(Entries with chart source code)

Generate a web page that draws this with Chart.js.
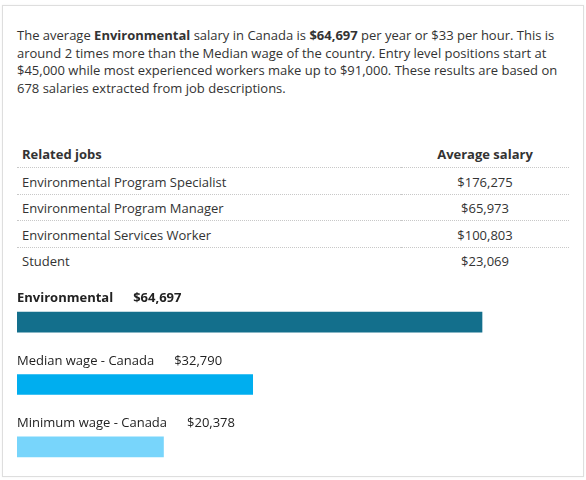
<!DOCTYPE html>
<html>
<head>
<meta charset="utf-8">
<script src="https://cdn.jsdelivr.net/npm/chart.js@4"></script>
<style>
  html, body { margin:0; padding:0; background:#fff; }
  body { width:586px; height:480px; position:relative; overflow:hidden; font-family:"Open Sans", sans-serif; color:#333; }
  .card { position:absolute; left:2px; top:5px; width:580px; height:470px; border:1px solid #dedede; box-shadow:0 0 2px rgba(0,0,0,0.06); }
  .intro { position:absolute; left:17px; top:27px; width:560px; margin:0; font-size:13px; line-height:17.6px; }
  .intro b { font-weight:700; }
  table { position:absolute; left:17px; top:141px; width:552px; border-collapse:collapse; font-size:13px; }
  td, th { padding:0; height:25.5px; border-bottom:1px dotted #c8c8c8; }
  th { font-weight:700; height:26px; }
  td { padding-top:2px; height:23.5px; }
  tr:last-child td { border-bottom:none; }
  .c1 { width:379px; padding-left:5px; text-align:left; }
  .c2 { width:168px; text-align:center; }
  #wrap { position:absolute; left:0; top:280px; width:586px; height:200px; }
</style>
</head>
<body>
<div class="card"></div>
<p class="intro">The average <b>Environmental</b> salary in Canada is <b>$64,697</b> per year or $33 per hour. This is around 2 times more than the Median wage of the country. Entry level positions start at $45,000 while most experienced workers make up to $91,000. These results are based on 678 salaries extracted from job descriptions.</p>
<table>
  <thead><tr><th class="c1">Related jobs</th><th class="c2">Average salary</th></tr></thead>
  <tbody id="jobs"></tbody>
</table>
<div id="wrap"><canvas id="bars"></canvas></div>
<script>
const jobTitles = ['Environmental Program Specialist', 'Environmental Program Manager', 'Environmental Services Worker', 'Student'];
const jobSalaries = [176275, 65973, 100803, 23069];

const barLabels = ['Environmental', 'Median wage - Canada', 'Minimum wage - Canada'];
const barValues = [64697, 32790, 20378];
const barColors = ['#136f8c', '#00aeef', '#78d5fb'];

const fmtUSD = v => '$' + new Intl.NumberFormat('en-US', {maximumFractionDigits:0}).format(v);

document.getElementById('jobs').innerHTML = jobTitles.map((t,i)=>`
  <tr><td class="c1">${t}</td><td class="c2">${fmtUSD(jobSalaries[i])}</td></tr>
`).join('');

// label + value written above each bar
const aboveLabels = {
  id:'aboveLabels',
  afterDatasetsDraw(chart){
    const ctx = chart.ctx;
    const meta = chart.getDatasetMeta(0);
    ctx.save();
    ctx.textBaseline = 'middle';
    ctx.fillStyle = '#222';
    meta.data.forEach((bar,i)=>{
      ctx.font = (i===0 ? '700 ' : '400 ') + '13px "Open Sans", sans-serif';
      const x0 = chart.chartArea.left;
      const y = bar.y - 23.5;
      ctx.fillText(barLabels[i], x0, y);
      const w = ctx.measureText(barLabels[i]).width;
      ctx.fillText(fmtUSD(barValues[i]), x0 + w + 20, y);
    });
    ctx.restore();
  }
};

new Chart(document.getElementById('bars'), {
  type:'bar',
  data:{
    labels:barLabels,
    datasets:[{data:barValues, backgroundColor:barColors, barThickness:20, borderWidth:0}]
  },
  options:{
    indexAxis:'y',
    responsive:true,
    maintainAspectRatio:false,
    animation:false,
    layout:{padding:{left:17, right:17, top:11, bottom:2}},
    plugins:{legend:{display:false}, tooltip:{enabled:false}},
    scales:{
      x:{display:false, min:0, max:76800},
      y:{display:false}
    }
  },
  plugins:[aboveLabels]
});
</script>
</body>
</html>
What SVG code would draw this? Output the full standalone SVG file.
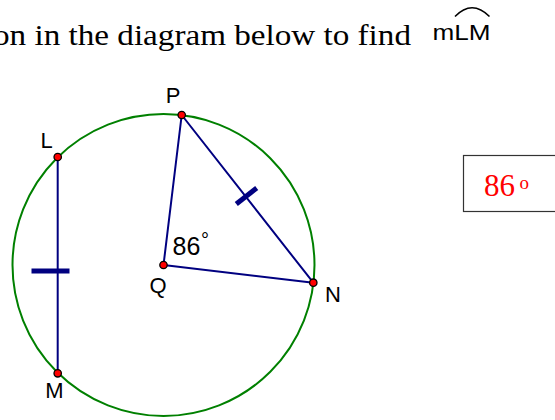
<svg xmlns="http://www.w3.org/2000/svg" width="555" height="420" viewBox="0 0 555 420">
<style>
.ln{stroke:#000080;stroke-width:2;fill:none;stroke-linecap:round}
.tick{stroke:#000080;stroke-width:5;fill:none}
.pt{fill:#ff0000;stroke:#000;stroke-width:1.3}
.lbl{font-family:"Liberation Sans",Arial,sans-serif;fill:#000}
.serif{font-family:"Liberation Serif","Times New Roman",serif}
</style>
<rect width="555" height="420" fill="#fff"/>
<g id="title">
<text class="serif" x="-7" y="45" style="font-size:30px" textLength="418" lengthAdjust="spacingAndGlyphs">on in the diagram below to find</text>
<text class="lbl" x="432.5" y="40" style="font-size:22px" textLength="58" lengthAdjust="spacingAndGlyphs">mLM</text>
<path d="M455,16.5 Q472,-1 489.5,16.5" fill="none" stroke="#000" stroke-width="1.6"/>
</g>
<g id="answer">
<rect x="463.5" y="155.5" width="100" height="56" fill="#fff" stroke="#333" stroke-width="1.2"/>
<text class="serif" x="484" y="196" style="font-size:31px" fill="#ff0000">86</text>
<text class="serif" x="519.5" y="188.5" style="font-size:19px" fill="#ff0000">o</text>
</g>
<g id="circle">
<circle cx="163.5" cy="265" r="151" fill="none" stroke="#008000" stroke-width="2"/>
</g>
<g id="connectors">
<line class="ln" x1="57.7" y1="157" x2="57.7" y2="373.3"/>
<line class="ln" x1="163.5" y1="265" x2="181.7" y2="115"/>
<line class="ln" x1="181.7" y1="115" x2="313.3" y2="282.7"/>
<line class="ln" x1="163.5" y1="265" x2="313.3" y2="282.7"/>
<line class="tick" x1="31.5" y1="271" x2="69.5" y2="271"/>
<line class="tick" x1="236.3" y1="204" x2="256.7" y2="188"/>
</g>
<g id="angle"><text class="lbl" x="172.5" y="254.5" style="font-size:25px">86</text><text class="lbl" x="201" y="247" style="font-size:20px">°</text></g>
<g id="P"><circle class="pt" cx="181.7" cy="115" r="3.7"/><text class="lbl" x="173" y="102.7" text-anchor="middle" style="font-size:22px">P</text></g>
<g id="L"><circle class="pt" cx="57.7" cy="157" r="3.7"/><text class="lbl" x="40.5" y="148.3" style="font-size:22px">L</text></g>
<g id="M"><circle class="pt" cx="57.7" cy="373.3" r="3.7"/><text class="lbl" x="54.5" y="398.3" text-anchor="middle" style="font-size:22px">M</text></g>
<g id="Q"><circle class="pt" cx="163.5" cy="265" r="3.7"/><text class="lbl" x="149.5" y="292.5" style="font-size:22px">Q</text></g>
<g id="N"><circle class="pt" cx="313.3" cy="282.7" r="3.7"/><text class="lbl" x="325" y="301.7" style="font-size:22px">N</text></g>
</svg>
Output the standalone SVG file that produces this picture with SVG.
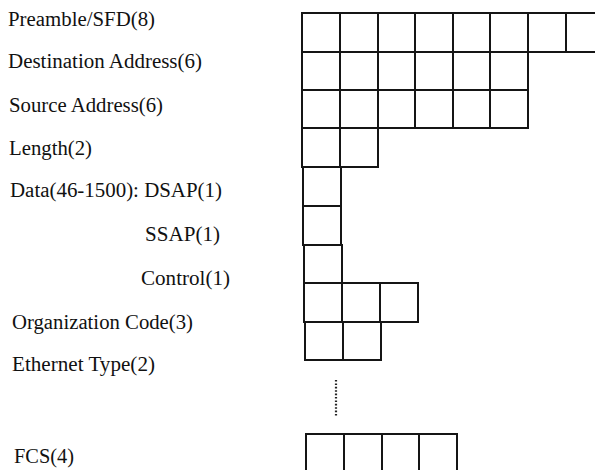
<svg xmlns="http://www.w3.org/2000/svg" width="595" height="470" viewBox="0 0 595 470">
<style>
.c{fill:none;stroke:#151515;stroke-width:2;stroke-linejoin:miter}
text{font-family:'Liberation Serif','DejaVu Serif',serif;font-size:20.5px;fill:#111}
.dot{stroke:#222;stroke-width:2.2;stroke-dasharray:1.6 1.8;fill:none}
</style>
<rect width="595" height="470" fill="#ffffff"/>
<g id="preamble">
<text x="8" y="26" textLength="147" lengthAdjust="spacingAndGlyphs">Preamble/SFD(8)</text>
<path class="c" d="M302,13H606V52H302Z M340,13V52 M378,13V52 M415,13V52 M453,13V52 M490,13V52 M528,13V52 M566,13V52"/>
</g>
<g id="dest">
<text x="8" y="68" textLength="194" lengthAdjust="spacingAndGlyphs">Destination Address(6)</text>
<path class="c" d="M302,52H528V90H302Z M340,52V90 M378,52V90 M415,52V90 M453,52V90 M490,52V90"/>
</g>
<g id="source">
<text x="9" y="112" textLength="154" lengthAdjust="spacingAndGlyphs">Source Address(6)</text>
<path class="c" d="M302,90H528V128H302Z M340,90V128 M378,90V128 M415,90V128 M453,90V128 M490,90V128"/>
</g>
<g id="length">
<text x="9" y="155" textLength="83" lengthAdjust="spacingAndGlyphs">Length(2)</text>
<path class="c" d="M302,128H378V167H302Z M340,128V167"/>
</g>
<g id="dsap">
<text x="10" y="197" textLength="212" lengthAdjust="spacingAndGlyphs">Data(46-1500): DSAP(1)</text>
<path class="c" d="M303,167H341V206H303Z"/>
</g>
<g id="ssap">
<text x="145" y="241" textLength="75" lengthAdjust="spacingAndGlyphs">SSAP(1)</text>
<path class="c" d="M303,206H341V245H303Z"/>
</g>
<g id="control">
<text x="141" y="285" textLength="89" lengthAdjust="spacingAndGlyphs">Control(1)</text>
<path class="c" d="M304,245H342V283H304Z"/>
</g>
<g id="orgcode">
<text x="12" y="329" textLength="181" lengthAdjust="spacingAndGlyphs">Organization Code(3)</text>
<path class="c" d="M304,283H418V322H304Z M342,283V322 M380,283V322"/>
</g>
<g id="ethertype">
<text x="12" y="371" textLength="143" lengthAdjust="spacingAndGlyphs">Ethernet Type(2)</text>
<path class="c" d="M305,322H381V360H305Z M343,322V360"/>
</g>
<g id="fcs">
<text x="14" y="463" textLength="60" lengthAdjust="spacingAndGlyphs">FCS(4)</text>
<path class="c" d="M306,434H457V474H306Z M344,434V474 M382,434V474 M419,434V474"/>
</g>
<g id="connectors">
<line class="dot" x1="336" y1="380" x2="336" y2="417"/>
</g>
</svg>
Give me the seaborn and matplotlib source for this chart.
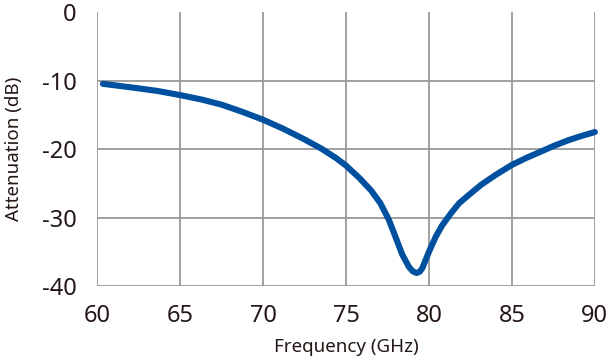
import matplotlib
matplotlib.use("Agg")
import matplotlib.pyplot as plt
import seaborn as sns
import pandas as pd

# values
freq_ghz = [60.35, 62.45, 63.65, 65.0, 66.3, 67.5, 68.7, 70.0, 71.2, 72.4,
            73.5, 74.4, 75.0, 75.8, 76.5, 77.07, 77.58, 77.98, 78.39, 78.79,
            79.02, 79.25, 79.45, 79.6, 80.0, 80.41, 80.81, 81.32, 81.82, 82.5,
            83.15, 84.0, 85.0, 85.85, 86.8, 87.55, 88.4, 89.15, 90.0]
atten_db = [-10.45, -11.1, -11.5, -12.1, -12.75, -13.5, -14.5, -15.7, -17.0, -18.45,
            -19.9, -21.3, -22.4, -24.2, -26.0, -27.9, -30.3, -32.8, -35.4, -37.2,
            -37.85, -38.1, -37.9, -37.4, -35.0, -32.8, -31.1, -29.4, -27.9, -26.5,
            -25.2, -23.8, -22.3, -21.3, -20.3, -19.5, -18.7, -18.1, -17.5]
x_ticks = [60, 65, 70, 75, 80, 85, 90]
y_ticks = [-40, -30, -20, -10, 0]

df = pd.DataFrame({"Frequency (GHz)": freq_ghz, "Attenuation (dB)": atten_db})

sns.set_style("white")
plt.rcParams["font.family"] = ["Noto Sans", "DejaVu Sans"]
plt.rcParams["axes.unicode_minus"] = False

grid_col = "#999999"
text_col = "#231815"

fig = plt.figure(figsize=(6.07, 3.62), dpi=100)
ax = fig.add_axes([0.160, 0.210, 0.820, 0.756])

sns.lineplot(data=df, x="Frequency (GHz)", y="Attenuation (dB)", ax=ax,
             color="#0050a0", linewidth=4.4, sort=False, clip_on=False,
             solid_capstyle="round", solid_joinstyle="round", zorder=3)

ax.set_xlim(60, 90)
ax.set_ylim(-40, 0)
ax.set_xticks(x_ticks)
ax.set_yticks(y_ticks)
ax.grid(True, color=grid_col, linewidth=1.3)
for s in ax.spines.values():
    s.set_visible(False)
ax.tick_params(axis="both", length=5, width=1.3, color=grid_col,
               labelsize=17, labelcolor=text_col)
ax.tick_params(axis="x", pad=8)
ax.tick_params(axis="y", pad=10)

ax.set_xlabel("Frequency (GHz)", fontsize=13.5, color=text_col, labelpad=7)
ax.set_ylabel("Attenuation (dB)", fontsize=13.5, color=text_col, labelpad=13)

fig.canvas.draw()
# no horizontal gridline along the 0 dB edge in the original
for tick in ax.yaxis.get_major_ticks():
    if abs(tick.get_loc()) < 1e-9:
        tick.gridline.set_visible(False)

fig.savefig("out.png", dpi=100)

__Your goal__: Above are some records. Reproduce the lines from the one with "Give me the" down to the one with "import pandas as pd", keeping both, and leave every picture out.

__Response for this exercise__:
Give me the seaborn and matplotlib source for this chart.
import matplotlib
matplotlib.use("Agg")
import matplotlib.pyplot as plt
import seaborn as sns
import pandas as pd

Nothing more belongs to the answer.